SANTA ROSA, CA (October 10, 2017) – Mason Williams, associate pastor of student ministries at Redwood Covenant Church, had to break through a door to rescue his sleeping 83-year-old grandmother from her house shortly before it was destroyed early Monday morning by the deadly Tubbs Fire that has devastated the area.

Williams had arrived at the San Francisco airport late Sunday night after visiting his sister in San Diego. He saw the fire and drove to his parents’ house to wake them up and warn them so they could be aware of possible danger.
Williams went to his girlfriend’s apartment, where they were watching updates about the multiple fires in the area when he noticed that the Tubbs Fire was headed in the direction of his grandmother’s house. Williams lives in a small separate structure just behind the house.
The fire still was on the other side of Highway 101 and it seemed unlikely that it would jump a six-lane highway, Williams said.
But Dan Ferguson, connections pastor, texted Williams to warn him that the fire had jumped the highway. Williams realized he needed to get home right away to check on his grandmother.
“It was one of the most apocalyptic sights I’ve ever seen,” he said. “I was driving one way and everyone else was driving in the opposite direction to get away.”
Williams’s grandmother was asleep without her hearing aids so she did not hear the fire. When Williams arrived, flames on the backyard fence reached six to eight feet high.
“It was an inferno,” he said.
The front door was locked, and Williams tried to get in through a side door, but it was also locked. He tried to kick it in, but couldn’t.

“I grabbed a hammer and knocked a hole in the door so I could reach my hand in and unlock it,” Williams said.
When he reached his grandmother’s room, that door also was locked. Williams knocked for roughly 30 seconds before she woke up. Rushing out the front door, they saw “a scene I’ll never forget,” Williams said. The fire was smaller but, “The wind was horrendous, and ash and embers were swirling everywhere.”
Her house was destroyed as was the 400-square-foot residence where Williams lives.

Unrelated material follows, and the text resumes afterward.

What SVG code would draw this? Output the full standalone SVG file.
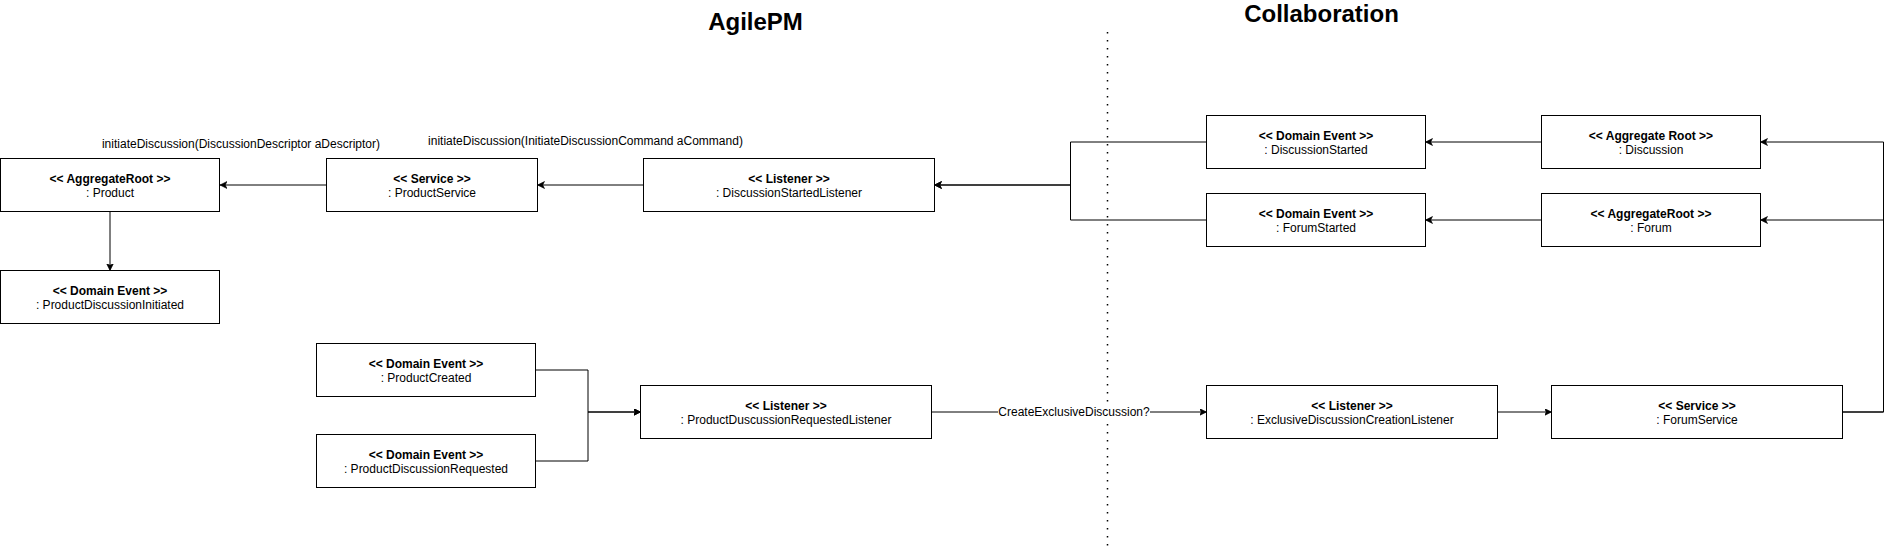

Williams’s grandmother had fled wearing just her nightgown and no shoes. Williams drove her to the church, which has been serving as a shelter. She and other evacuees staying there were able to obtain clothing from the stores of the clothes and food bank the church opens once a month.
So far, fires in Northern California have claimed the lives of 11 people, including seven people in Sonoma Country, where Santa Rosa is located. The fire has laid waste to much of Santa Rosa.